Stated task:
Write each line of the material exactly as given, from the top through the line that contains "pred_lower = [96.9, 127.7, 161.4, 200.4, 243.3, 275.9]", and omit all pictures.

---

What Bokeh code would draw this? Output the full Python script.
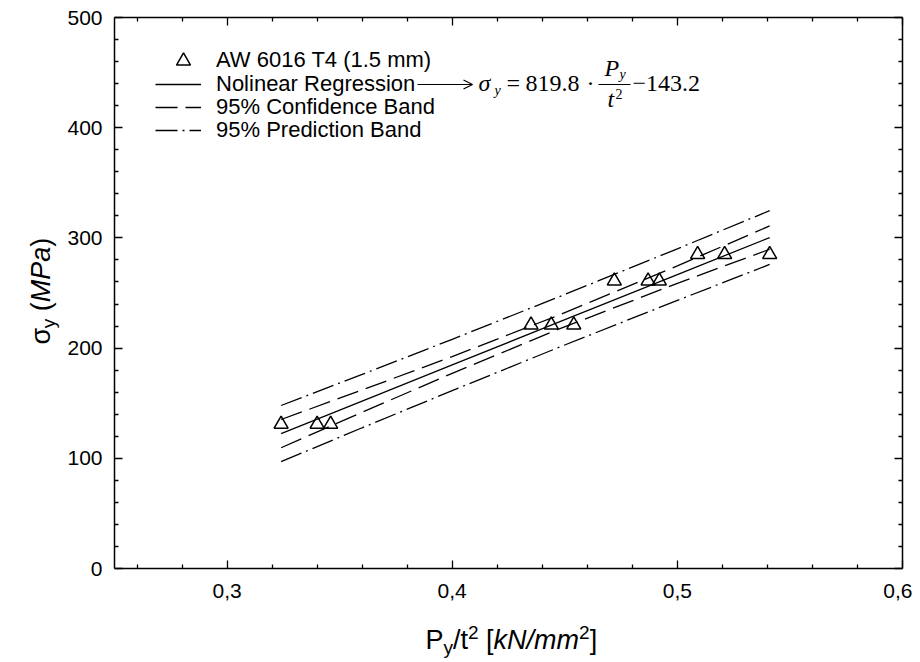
import math
from bokeh.plotting import figure
from bokeh.models import (Range1d, LinearAxis, FixedTicker, CustomJSTickFormatter,
                          Legend, LegendItem, Arrow, OpenHead)
from bokeh.core.properties import value
from bokeh.embed import file_html
from bokeh.resources import INLINE

# ---------------- data ----------------
x_data = [0.324, 0.340, 0.346, 0.435, 0.444, 0.454, 0.472, 0.487, 0.492, 0.509, 0.521, 0.541]
y_data = [131, 131, 131, 221, 221, 221, 261, 261, 261, 285, 285, 285]

band_x = [0.324, 0.360, 0.400, 0.447, 0.500, 0.541]
fit_y = [122.4, 151.9, 184.7, 223.3, 266.7, 300.3]
conf_upper = [135.2, 162.0, 192.3, 229.7, 274.6, 310.9]
conf_lower = [109.6, 141.8, 177.1, 216.9, 258.8, 289.7]
pred_upper = [147.9, 176.1, 208.0, 246.2, 290.1, 324.7]
pred_lower = [96.9, 127.7, 161.4, 200.4, 243.3, 275.9]

x_major = [0.3, 0.4, 0.5, 0.6]
x_minor = [0.26, 0.28, 0.32, 0.34, 0.36, 0.38, 0.42, 0.44, 0.46, 0.48,
           0.52, 0.54, 0.56, 0.58]
y_major = [0, 100, 200, 300, 400, 500]
y_minor = [v for v in range(0, 501, 20) if v % 100 != 0]

series_labels = ["AW 6016 T4 (1.5 mm)", "Nolinear Regression",
                 "95% Confidence Band", "95% Prediction Band"]

# ---------------- layout constants ----------------
FL, FT, FW, FH = 114, 17, 788, 551      # frame left/top (page px), width, height
W, H = 912, 660
SANS = "Liberation Sans"
SERIF = "Liberation Serif"

p = figure(frame_width=FW, frame_height=FH,
           x_range=Range1d(0.25, 0.6), y_range=Range1d(0, 500),
           output_backend="svg", toolbar_location=None,
           min_border_left=FL, min_border_top=FT,
           min_border_right=W - FL - FW, min_border_bottom=H - FT - FH,
           x_axis_location=None, y_axis_location=None)
p.xgrid.visible = False
p.ygrid.visible = False
p.outline_line_color = None
p.background_fill_color = "white"
p.border_fill_color = "white"

# pixel ranges (frame-relative) for annotation text
p.extra_x_ranges = {"px": Range1d(0, FW)}
p.extra_y_ranges = {"py": Range1d(0, FH)}

comma_fmt = CustomJSTickFormatter(code="return tick.toFixed(1).replace('.', ',');")
blank_fmt = CustomJSTickFormatter(code="return '';")


def style_axis(ax):
    ax.axis_line_color = "black"
    ax.axis_line_width = 1.5
    ax.major_tick_line_color = "black"
    ax.minor_tick_line_color = "black"
    ax.major_tick_line_width = 1.3
    ax.minor_tick_line_width = 1.3
    ax.major_tick_in = 8
    ax.major_tick_out = 0
    ax.minor_tick_in = 4
    ax.minor_tick_out = 0
    ax.major_label_text_font = SANS
    ax.major_label_text_font_size = "21px"
    ax.major_label_text_color = "black"


xb = LinearAxis(ticker=FixedTicker(ticks=x_major, minor_ticks=x_minor), formatter=comma_fmt)
style_axis(xb)
xb.major_label_standoff = 15
xt = LinearAxis(ticker=FixedTicker(ticks=x_major, minor_ticks=x_minor), formatter=blank_fmt)
style_axis(xt)
xt.major_label_standoff = 0
yl = LinearAxis(ticker=FixedTicker(ticks=y_major, minor_ticks=y_minor))
style_axis(yl)
yl.major_label_standoff = 12
yr = LinearAxis(ticker=FixedTicker(ticks=y_major, minor_ticks=y_minor), formatter=blank_fmt)
style_axis(yr)
yr.major_label_standoff = 0
p.add_layout(xb, "below")
p.add_layout(xt, "above")
p.add_layout(yl, "left")
p.add_layout(yr, "right")

# ---------------- series ----------------
r_pts = p.scatter(x_data, y_data, marker="triangle", size=14, fill_color=None,
                  line_color="black", line_width=1.5)
r_fit = p.line(band_x, fit_y, line_color="black", line_width=1.3)
r_cu = p.line(band_x, conf_upper, line_color="black", line_width=1.3, line_dash="22 8")
r_cl = p.line(band_x, conf_lower, line_color="black", line_width=1.3, line_dash="22 8")
r_pu = p.line(band_x, pred_upper, line_color="black", line_width=1.3, line_dash="22 5 2 5")
r_pl = p.line(band_x, pred_lower, line_color="black", line_width=1.3, line_dash="22 5 2 5")


def fx(px):
    return px - FL


def fy(py):
    return FT + FH - py


common_legend = dict(padding=0, margin=0, spacing=0, label_height=20,
                     label_text_font=SANS, label_text_font_size="22px",
                     label_text_color="black",
                     border_line_alpha=0, background_fill_alpha=0)

# one legend box per row, so that the rows can sit as closely as in the reference
# marker row (taller glyph box so that the key triangle has the data marker's size)
p.add_layout(Legend(items=[LegendItem(label=series_labels[0], renderers=[r_pts])],
                    location=(fx(155), fy(77.5)),
                    glyph_width=56, glyph_height=35, label_standoff=5, **common_legend))
row_centers = [84, 107, 130]
for lbl, rend, cy in zip(series_labels[1:], [r_fit, r_cu, r_pu], row_centers):
    p.add_layout(Legend(items=[LegendItem(label=lbl, renderers=[rend])],
                        location=(fx(155), fy(cy + 12.7)),
                        glyph_width=46, glyph_height=20, label_standoff=15,
                        **common_legend))


def txt(text, px, pbase, size, font=SANS, style="normal"):
    """Horizontal text; (px, pbase) = left end and baseline in page pixels."""
    p.text(x=[fx(px)], y=[fy(pbase - 0.35 * size)], text=[text],
           x_range_name="px", y_range_name="py",
           text_font=value(font), text_font_size=value(f"{size}px"),
           text_font_style=style, text_color="black",
           text_align="left", text_baseline="middle", level="overlay")


def vtxt(text, pbase_x, py, size, font=SANS, style="normal"):
    """Text rotated 90 deg reading upward; pbase_x = baseline x, py = start (bottom) y."""
    p.text(x=[fx(pbase_x - 0.35 * size)], y=[fy(py)], text=[text],
           x_range_name="px", y_range_name="py",
           text_font=value(font), text_font_size=value(f"{size}px"),
           text_font_style=style, text_color="black", angle=math.pi / 2,
           text_align="left", text_baseline="middle", level="overlay")


# arrow from legend entry to equation
p.add_layout(Arrow(x_start=fx(417), y_start=fy(84), x_end=fx(472), y_end=fy(84),
                   start_units="screen", end_units="screen",
                   end=OpenHead(size=9, line_width=1.2, line_color="black"),
                   line_width=1.2, line_color="black"))

# equation  sigma_y = 819.8 * P_y / t^2 - 143.2
EQ = 24
txt("σ", 478, 91, EQ, SERIF, "italic")
txt("y", 494, 95, 14, SERIF, "italic")
txt("=", 506, 91, EQ, SERIF)
txt("819.8", 525, 91, EQ, SERIF)
txt("·", 586, 91, EQ, SERIF)
p.add_layout(Arrow(x_start=fx(598), y_start=fy(84), x_end=fx(630), y_end=fy(84),
                   start_units="screen", end_units="screen", end=None,
                   line_width=1.2, line_color="black"))
txt("P", 604, 76, EQ, SERIF, "italic")
txt("y", 619, 79, 14, SERIF, "italic")
txt("t", 607, 107, EQ, SERIF, "italic")
txt("2", 615, 98, 14, SERIF)
txt("−143.2", 632, 91, EQ, SERIF)

# x-axis title  P_y/t^2 [kN/mm^2]
TF = 27
SF = 19
xs = 425
txt("P", xs, 649, TF); xs += 0.667 * TF
txt("y", xs, 654, SF); xs += 0.5 * SF
txt("/t", xs, 649, TF); xs += 0.556 * TF
txt("2", xs, 639, SF); xs += 0.556 * SF + 0.278 * TF
txt("[", xs, 649, TF); xs += 0.278 * TF
txt("kN/mm", xs, 649, TF, style="italic"); xs += 3.166 * TF
txt("2", xs, 639, SF); xs += 0.556 * SF
txt("]", xs, 649, TF)

# y-axis title  sigma_y (MPa)  (rotated, reading upward)
bx = 50
ys = 344
vtxt("σ", bx, ys, TF); ys -= 0.6 * TF
vtxt("y", bx + 5, ys, SF); ys -= 0.5 * SF + 0.278 * TF
vtxt("(", bx, ys, TF); ys -= 0.333 * TF
vtxt("MPa", bx, ys, TF, style="italic"); ys -= 2.056 * TF
vtxt(")", bx, ys, TF)

open("out.html", "w").write(file_html(p, INLINE))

---

Written response:
What Bokeh code would draw this? Output the full Python script.
import math
from bokeh.plotting import figure
from bokeh.models import (Range1d, LinearAxis, FixedTicker, CustomJSTickFormatter,
                          Legend, LegendItem, Arrow, OpenHead)
from bokeh.core.properties import value
from bokeh.embed import file_html
from bokeh.resources import INLINE

# ---------------- data ----------------
x_data = [0.324, 0.340, 0.346, 0.435, 0.444, 0.454, 0.472, 0.487, 0.492, 0.509, 0.521, 0.541]
y_data = [131, 131, 131, 221, 221, 221, 261, 261, 261, 285, 285, 285]

band_x = [0.324, 0.360, 0.400, 0.447, 0.500, 0.541]
fit_y = [122.4, 151.9, 184.7, 223.3, 266.7, 300.3]
conf_upper = [135.2, 162.0, 192.3, 229.7, 274.6, 310.9]
conf_lower = [109.6, 141.8, 177.1, 216.9, 258.8, 289.7]
pred_upper = [147.9, 176.1, 208.0, 246.2, 290.1, 324.7]
pred_lower = [96.9, 127.7, 161.4, 200.4, 243.3, 275.9]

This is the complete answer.